Supplied material:
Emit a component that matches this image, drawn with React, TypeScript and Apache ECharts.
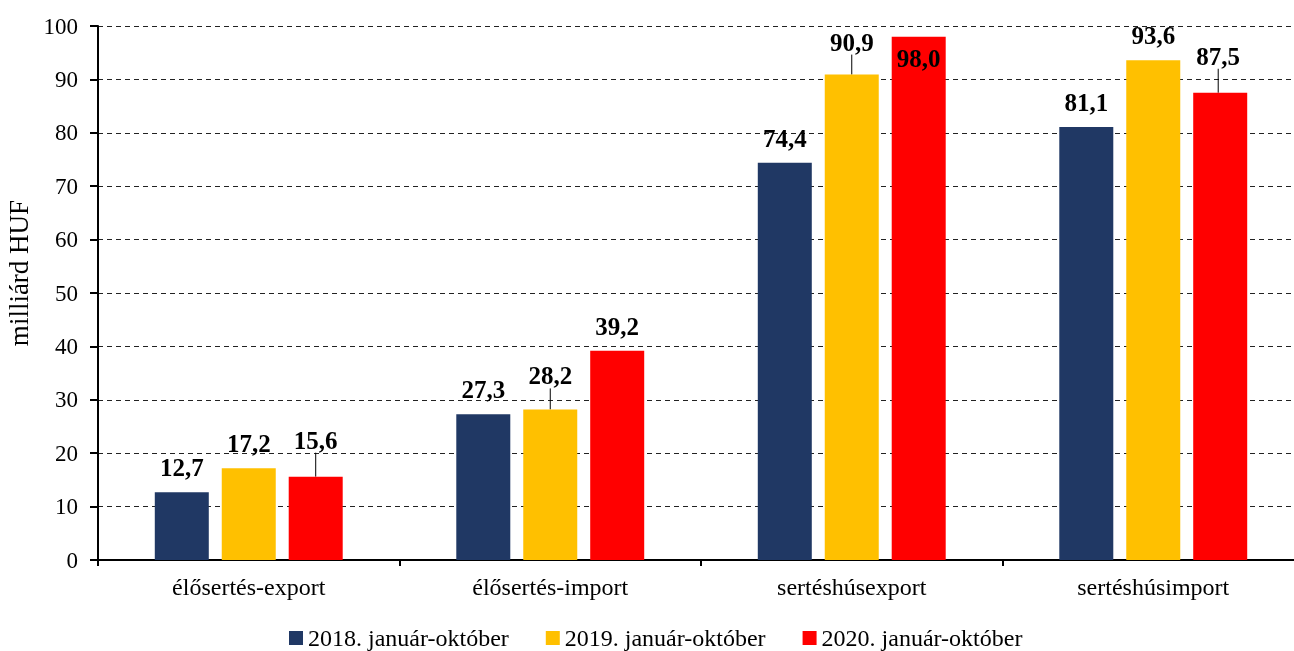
import React, { useEffect, useRef } from "react";
import * as echarts from "echarts";

const categories = ["élősertés-export", "élősertés-import", "sertéshúsexport", "sertéshúsimport"];
const seriesNames = ["2018. január-október", "2019. január-október", "2020. január-október"];
const values2018 = [12.7, 27.3, 74.4, 81.1];
const values2019 = [17.2, 28.2, 90.9, 93.6];
const values2020 = [15.6, 39.2, 98.0, 87.5];
const yTicks = { min: 0, max: 100, interval: 10 };

const colors = ["#203864", "#FFC000", "#FF0000"];
const FONT = '"Liberation Serif", "Times New Roman", serif';

// label nudges (styling): key "series-index"
const labelShift: Record<string, { dx: number; dy: number }> = {
  "1-1": { dx: 0, dy: -9 },
  "1-2": { dx: 0, dy: -8 },
  "2-0": { dx: 0, dy: -12 },
  "2-3": { dx: -2, dy: -12 },
};

const fmt = (v: number) => v.toFixed(1).replace(".", ",");

export default function App() {
  const ref = useRef<HTMLDivElement>(null);
  useEffect(() => {
    if (!ref.current) return;
    const chart = echarts.init(ref.current, null, { renderer: "svg" });
    const all = [values2018, values2019, values2020];
    const series = all.map((vals, si) => ({
      type: "bar",
      name: seriesNames[si],
      data: vals.map((v, i) => {
        const item: any = { value: v };
        if (si === 2 && i === 2) {
          item.label = { position: "insideTop", distance: 9 };
        }
        if (labelShift[`${si}-${i}`]) {
          item.labelLine = { show: true, lineStyle: { color: "#000", width: 1 } };
        }
        return item;
      }),
      barWidth: 54,
      barGap: "24%",
      itemStyle: { color: colors[si] },
      label: {
        show: true,
        position: "top",
        distance: 12,
        formatter: (p: any) => fmt(p.value),
        fontFamily: FONT,
        fontWeight: "bold",
        fontSize: 25,
        color: "#000",
      },
      labelLine: { show: false },
      labelLayout: (p: any) => {
        const s = labelShift[`${si}-${p.dataIndex}`];
        return s ? { dx: s.dx, dy: s.dy } : {};
      },
    }));

    chart.setOption({
      animation: false,
      grid: { left: 98, right: 16, top: 26, bottom: 91 },
      legend: {
        left: 284,
        top: 621,
        itemWidth: 14,
        itemHeight: 14,
        itemGap: 37,
        icon: "rect",
        textStyle: { fontFamily: FONT, fontSize: 24, color: "#000" },
        data: seriesNames,
      },
      xAxis: {
        type: "category",
        data: categories,
        axisLine: { lineStyle: { color: "#000", width: 2 } },
        axisTick: { show: true, length: 6, lineStyle: { color: "#000", width: 2 } },
        axisLabel: { fontFamily: FONT, fontSize: 24, color: "#000", margin: 15 },
      },
      yAxis: {
        type: "value",
        min: yTicks.min,
        max: yTicks.max,
        interval: yTicks.interval,
        axisLine: { show: true, lineStyle: { color: "#000", width: 2 } },
        axisTick: { show: true, length: 8, lineStyle: { color: "#000", width: 2 } },
        axisLabel: { fontFamily: FONT, fontSize: 23, color: "#000", margin: 20 },
        splitLine: { lineStyle: { color: "#222", width: 1, type: [5, 4] } },
      },
      graphic: [
        {
          type: "text",
          x: 19,
          y: 273,
          rotation: Math.PI / 2,
          style: {
            text: "milliárd HUF",
            fontFamily: FONT,
            fontSize: 27,
            fill: "#000",
            align: "center",
            verticalAlign: "middle",
          },
        },
      ],
      series,
    });
    return () => chart.dispose();
  }, []);
  return (
    <div
      ref={ref}
      style={{ position: "fixed", left: 0, top: 0, width: 1320, height: 651 }}
    />
  );
}
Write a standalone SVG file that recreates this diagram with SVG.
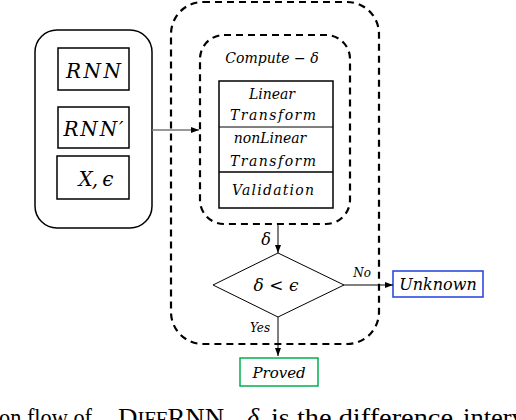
<svg xmlns="http://www.w3.org/2000/svg" width="516" height="420" viewBox="0 0 516 420">
<style>
.m{font-family:"DejaVu Serif","Liberation Serif",serif;font-style:italic;fill:#000;text-anchor:middle}
.box{fill:none;stroke:#000;stroke-width:1.5}
.dash{fill:none;stroke:#000;stroke-width:2.2;stroke-dasharray:7 5}
.ln{fill:none;stroke:#000;stroke-width:1}
.cap{font-family:"Liberation Serif",serif;font-size:26px;fill:#000}
</style>
<defs>
<marker id="ah" viewBox="0 0 8 8" refX="8" refY="4" markerWidth="8" markerHeight="8" markerUnits="userSpaceOnUse" orient="auto">
<path d="M0,1 L8,4 L0,7 Z" fill="#000"/>
</marker>
</defs>
<g id="inputs">
<rect x="35" y="30" width="117" height="198" rx="22" class="box"/>
<g id="rnn"><rect x="58" y="48" width="71" height="42" class="box"/><text x="93.5" y="78" class="m" font-size="20" textLength="55">RNN</text></g>
<g id="rnn2"><rect x="58" y="107" width="71" height="41" class="box"/><text x="93.5" y="136" class="m" font-size="20" textLength="60">RNN′</text></g>
<g id="xeps"><rect x="57" y="156" width="72" height="43" class="box"/><text x="96" y="186" class="m" font-size="20" textLength="35">X, ϵ</text></g>
</g>
<g id="outer"><rect x="171" y="2" width="208" height="342" rx="32" class="dash"/></g>
<g id="compute">
<rect x="200" y="35" width="150" height="189" rx="24" class="dash"/>
<text x="272" y="63" class="m" font-size="14">Compute − δ</text>
<rect x="219" y="81" width="114" height="127" class="box"/>
<line x1="219" y1="127" x2="333" y2="127" class="ln"/>
<line x1="219" y1="172" x2="333" y2="172" stroke="#000" stroke-width="1.5"/>
<text x="272" y="99" class="m" font-size="14">Linear</text>
<text x="273" y="120" class="m" font-size="14" textLength="86">Transform</text>
<text x="270" y="143" class="m" font-size="14">nonLinear</text>
<text x="273" y="166" class="m" font-size="14" textLength="86">Transform</text>
<text x="273" y="195" class="m" font-size="14" textLength="82">Validation</text>
</g>
<g id="decision">
<path d="M278,253 L344,285 L278,317 L213,285 Z" class="ln"/>
<text x="276" y="291" class="m" font-size="17" font-style="normal">δ &lt; ϵ</text>
</g>
<g id="unknown"><rect x="393" y="271" width="90" height="26" fill="none" stroke="#1f3fe0" stroke-width="1.5"/><text x="438" y="290" class="m" font-size="16">Unknown</text></g>
<g id="proved"><rect x="240" y="358" width="78" height="28" fill="none" stroke="#00b050" stroke-width="1.5"/><text x="279" y="378" class="m" font-size="15">Proved</text></g>
<g id="connectors">
<line x1="152" y1="130" x2="199" y2="130" stroke="#777" stroke-width="1.5" marker-end="url(#ah)"/>
<line x1="278" y1="224" x2="278" y2="253" class="ln" marker-end="url(#ah)"/>
<line x1="344" y1="285" x2="393" y2="285" class="ln" marker-end="url(#ah)"/>
<line x1="278" y1="317" x2="278" y2="356" class="ln" marker-end="url(#ah)"/>
<text x="266" y="245" class="m" font-size="16">δ</text>
<text x="362" y="277" class="m" font-size="12">No</text>
<text x="260" y="332" class="m" font-size="12">Yes</text>
</g>
<g id="caption">
<text x="-1" y="426" class="cap" textLength="93" lengthAdjust="spacingAndGlyphs">on flow of</text>
<text x="118" y="426" class="cap" textLength="113" lengthAdjust="spacingAndGlyphs">D<tspan font-size="20">IFF</tspan>RNN.</text>
<text x="247" y="426" class="cap" font-style="italic">δ</text>
<text x="271" y="426" class="cap" textLength="182" lengthAdjust="spacingAndGlyphs">is the difference</text>
<text x="463" y="426" class="cap" textLength="62" lengthAdjust="spacingAndGlyphs">interv</text>
</g>
</svg>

Your task: Copy all the entries word for word. Omit any pictures.

Exercise output:
Emit a component that matches this image, drawn with React, TypeScript and Apache ECharts.
import React, { useEffect, useRef } from "react";
import * as echarts from "echarts";

const categories = ["élősertés-export", "élősertés-import", "sertéshúsexport", "sertéshúsimport"];
const seriesNames = ["2018. január-október", "2019. január-október", "2020. január-október"];
const values2018 = [12.7, 27.3, 74.4, 81.1];
const values2019 = [17.2, 28.2, 90.9, 93.6];
const values2020 = [15.6, 39.2, 98.0, 87.5];
const yTicks = { min: 0, max: 100, interval: 10 };

const colors = ["#203864", "#FFC000", "#FF0000"];
const FONT = '"Liberation Serif", "Times New Roman", serif';

// label nudges (styling): key "series-index"
const labelShift: Record<string, { dx: number; dy: number }> = {
  "1-1": { dx: 0, dy: -9 },
  "1-2": { dx: 0, dy: -8 },
  "2-0": { dx: 0, dy: -12 },
  "2-3": { dx: -2, dy: -12 },
};

const fmt = (v: number) => v.toFixed(1).replace(".", ",");

export default function App() {
  const ref = useRef<HTMLDivElement>(null);
  useEffect(() => {
    if (!ref.current) return;
    const chart = echarts.init(ref.current, null, { renderer: "svg" });
    const all = [values2018, values2019, values2020];
    const series = all.map((vals, si) => ({
      type: "bar",
      name: seriesNames[si],
      data: vals.map((v, i) => {
        const item: any = { value: v };
        if (si === 2 && i === 2) {
          item.label = { position: "insideTop", distance: 9 };
        }
        if (labelShift[`${si}-${i}`]) {
          item.labelLine = { show: true, lineStyle: { color: "#000", width: 1 } };
        }
        return item;
      }),
      barWidth: 54,
      barGap: "24%",
      itemStyle: { color: colors[si] },
      label: {
        show: true,
        position: "top",
        distance: 12,
        formatter: (p: any) => fmt(p.value),
        fontFamily: FONT,
        fontWeight: "bold",
        fontSize: 25,
        color: "#000",
      },
      labelLine: { show: false },
      labelLayout: (p: any) => {
        const s = labelShift[`${si}-${p.dataIndex}`];
        return s ? { dx: s.dx, dy: s.dy } : {};
      },
    }));

    chart.setOption({
      animation: false,
      grid: { left: 98, right: 16, top: 26, bottom: 91 },
      legend: {
        left: 284,
        top: 621,
        itemWidth: 14,
        itemHeight: 14,
        itemGap: 37,
        icon: "rect",
        textStyle: { fontFamily: FONT, fontSize: 24, color: "#000" },
        data: seriesNames,
      },
      xAxis: {
        type: "category",
        data: categories,
        axisLine: { lineStyle: { color: "#000", width: 2 } },
        axisTick: { show: true, length: 6, lineStyle: { color: "#000", width: 2 } },
        axisLabel: { fontFamily: FONT, fontSize: 24, color: "#000", margin: 15 },
      },
      yAxis: {
        type: "value",
        min: yTicks.min,
        max: yTicks.max,
        interval: yTicks.interval,
        axisLine: { show: true, lineStyle: { color: "#000", width: 2 } },
        axisTick: { show: true, length: 8, lineStyle: { color: "#000", width: 2 } },
        axisLabel: { fontFamily: FONT, fontSize: 23, color: "#000", margin: 20 },
        splitLine: { lineStyle: { color: "#222", width: 1, type: [5, 4] } },
      },
      graphic: [
        {
          type: "text",
          x: 19,
          y: 273,
          rotation: Math.PI / 2,
          style: {
            text: "milliárd HUF",
            fontFamily: FONT,
            fontSize: 27,
            fill: "#000",
            align: "center",
            verticalAlign: "middle",
          },
        },
      ],
      series,
    });
    return () => chart.dispose();
  }, []);
  return (
    <div
      ref={ref}
      style={{ position: "fixed", left: 0, top: 0, width: 1320, height: 651 }}
    />
  );
}
Write a standalone SVG file that recreates this diagram with SVG.
<svg xmlns="http://www.w3.org/2000/svg" width="516" height="420" viewBox="0 0 516 420">
<style>
.m{font-family:"DejaVu Serif","Liberation Serif",serif;font-style:italic;fill:#000;text-anchor:middle}
.box{fill:none;stroke:#000;stroke-width:1.5}
.dash{fill:none;stroke:#000;stroke-width:2.2;stroke-dasharray:7 5}
.ln{fill:none;stroke:#000;stroke-width:1}
.cap{font-family:"Liberation Serif",serif;font-size:26px;fill:#000}
</style>
<defs>
<marker id="ah" viewBox="0 0 8 8" refX="8" refY="4" markerWidth="8" markerHeight="8" markerUnits="userSpaceOnUse" orient="auto">
<path d="M0,1 L8,4 L0,7 Z" fill="#000"/>
</marker>
</defs>
<g id="inputs">
<rect x="35" y="30" width="117" height="198" rx="22" class="box"/>
<g id="rnn"><rect x="58" y="48" width="71" height="42" class="box"/><text x="93.5" y="78" class="m" font-size="20" textLength="55">RNN</text></g>
<g id="rnn2"><rect x="58" y="107" width="71" height="41" class="box"/><text x="93.5" y="136" class="m" font-size="20" textLength="60">RNN′</text></g>
<g id="xeps"><rect x="57" y="156" width="72" height="43" class="box"/><text x="96" y="186" class="m" font-size="20" textLength="35">X, ϵ</text></g>
</g>
<g id="outer"><rect x="171" y="2" width="208" height="342" rx="32" class="dash"/></g>
<g id="compute">
<rect x="200" y="35" width="150" height="189" rx="24" class="dash"/>
<text x="272" y="63" class="m" font-size="14">Compute − δ</text>
<rect x="219" y="81" width="114" height="127" class="box"/>
<line x1="219" y1="127" x2="333" y2="127" class="ln"/>
<line x1="219" y1="172" x2="333" y2="172" stroke="#000" stroke-width="1.5"/>
<text x="272" y="99" class="m" font-size="14">Linear</text>
<text x="273" y="120" class="m" font-size="14" textLength="86">Transform</text>
<text x="270" y="143" class="m" font-size="14">nonLinear</text>
<text x="273" y="166" class="m" font-size="14" textLength="86">Transform</text>
<text x="273" y="195" class="m" font-size="14" textLength="82">Validation</text>
</g>
<g id="decision">
<path d="M278,253 L344,285 L278,317 L213,285 Z" class="ln"/>
<text x="276" y="291" class="m" font-size="17" font-style="normal">δ &lt; ϵ</text>
</g>
<g id="unknown"><rect x="393" y="271" width="90" height="26" fill="none" stroke="#1f3fe0" stroke-width="1.5"/><text x="438" y="290" class="m" font-size="16">Unknown</text></g>
<g id="proved"><rect x="240" y="358" width="78" height="28" fill="none" stroke="#00b050" stroke-width="1.5"/><text x="279" y="378" class="m" font-size="15">Proved</text></g>
<g id="connectors">
<line x1="152" y1="130" x2="199" y2="130" stroke="#777" stroke-width="1.5" marker-end="url(#ah)"/>
<line x1="278" y1="224" x2="278" y2="253" class="ln" marker-end="url(#ah)"/>
<line x1="344" y1="285" x2="393" y2="285" class="ln" marker-end="url(#ah)"/>
<line x1="278" y1="317" x2="278" y2="356" class="ln" marker-end="url(#ah)"/>
<text x="266" y="245" class="m" font-size="16">δ</text>
<text x="362" y="277" class="m" font-size="12">No</text>
<text x="260" y="332" class="m" font-size="12">Yes</text>
</g>
<g id="caption">
<text x="-1" y="426" class="cap" textLength="93" lengthAdjust="spacingAndGlyphs">on flow of</text>
<text x="118" y="426" class="cap" textLength="113" lengthAdjust="spacingAndGlyphs">D<tspan font-size="20">IFF</tspan>RNN.</text>
<text x="247" y="426" class="cap" font-style="italic">δ</text>
<text x="271" y="426" class="cap" textLength="182" lengthAdjust="spacingAndGlyphs">is the difference</text>
<text x="463" y="426" class="cap" textLength="62" lengthAdjust="spacingAndGlyphs">interv</text>
</g>
</svg>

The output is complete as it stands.